I remember the first night Isemay and Alena spoke to me. It was sometime between the hours of 9:00 and 10:00 pm. I had spent the day in Moreno Valley, California, and was driving back to my parent’s house in San Bernardino. I was nineteen and still living at home because I was a full-time college student and a part-time office assistant for my dad’s company. I was on the last stretch of freeway before my exit when I vividly and suddenly pictured a teenage girl with green eyes looking across at another teenage girl with blue eyes. There was anguish, sadness, and suffering in their eyes. They were a continent apart and longed for the time when they had been inseparable. The vision hit me and was gone within an instant. I blinked as I pondered it. Why had I just envisioned two teenage sisters? Who were they? Why were they so sad? Why were they angry with each other? I asked all these questions and more as I completed my drive home. As soon as I entered my bedroom, I shut the door and pulled out a spiral-bound notebook.
Thus was the first glimpse I had of a continent called Erez and the triune kingdoms that made up its core. Dueling Fates was not easy for me to flesh out and write. I started and stopped countless times. I would write a chapter and scrap it. I would draw poorly executed maps and crumple them up. For over a decade, I wrote and rewrote the first installment of Isemay’s and Alena’s story off and on. I would ignore the pressure in my skull that I needed to write their story and work on other things…or nothing at all. I wrote an entire other young adult series that had nothing to do with them. And yet…I could never get them out of my head. Finally, after a 2014 writers conference in Jackson Hole, Wyoming, I decided it was time to take their story seriously.
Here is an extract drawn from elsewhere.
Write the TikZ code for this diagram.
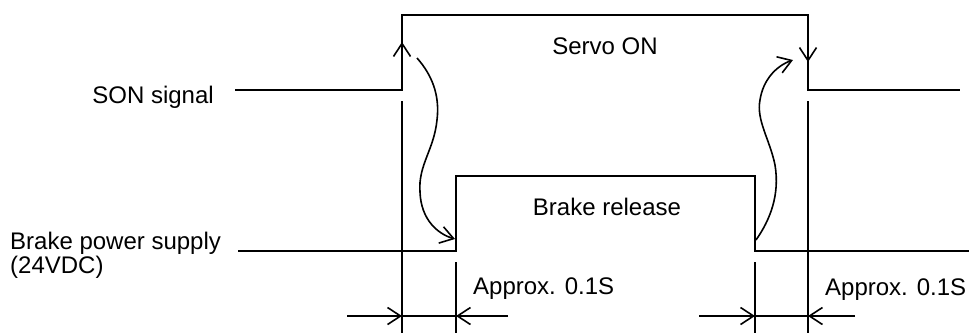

I feverishly typed out part one of their story, knowing that even though the story was going to be three books, I needed to get the first one done before jumping ahead of myself. In 2017, I finally felt it was ready to be sent out into the world of agents and publishers. I sent out query after query, hope sparkling in my fingers with every email I sent. But as the rejections poured in, I began to lose that hope. I sent out fewer and fewer queries until I stopped altogether. I moved the Dueling Fates Word file to a folder on my desktop and made peace with the fact that it would probably never be available in the wild unless I self-published it.
It wasn’t until two years later, when my mom asked me about it, that I considered giving it another try. Maybe the world was ready for another fantasy world now. I sent it out to a few smaller presses, not really expecting any positive responses. To my shock, I got a manuscript request, which I quickly sent…and forgot about. For months, I didn’t think on it until one night in November 2019. I decided to email the publishing company that I had sent the manuscript to, asking if they had made a decision. Once again in shock, I read an email that said they had wanted to offer me a contract months ago! I checked my spam folder. Sure enough, there was an email asking if I was interested in publishing Dueling Fates with them. That press happened to be Between the Lines publishing.
And so here I sit with a copy of Dueling Fates next to my computer, studying the cover in awe. It’s almost as though the wonderful artist, Suzanne Johnson, plucked the image directly from my brain and deposited it onto the book. For so many years, I have longed to see this book in the hands of readers and it never ceases to amaze me that a brief image of two girls became a story that has defined me as a writer. Yes, their story has changed over the years. I read my earliest notes and shake my head in embarrassment. But I never gave up on the world of Erez and the twin princesses who made their mark upon it. And now, I’m forever grateful for the people who pushed me to write it, the loved ones who told me not to give up on it, and the friends who fell in love with the story just as much as I did. I learned a hard lesson through this process – don’t give up on a goal or a dream. You never know how close you are to seeing it come to fruition.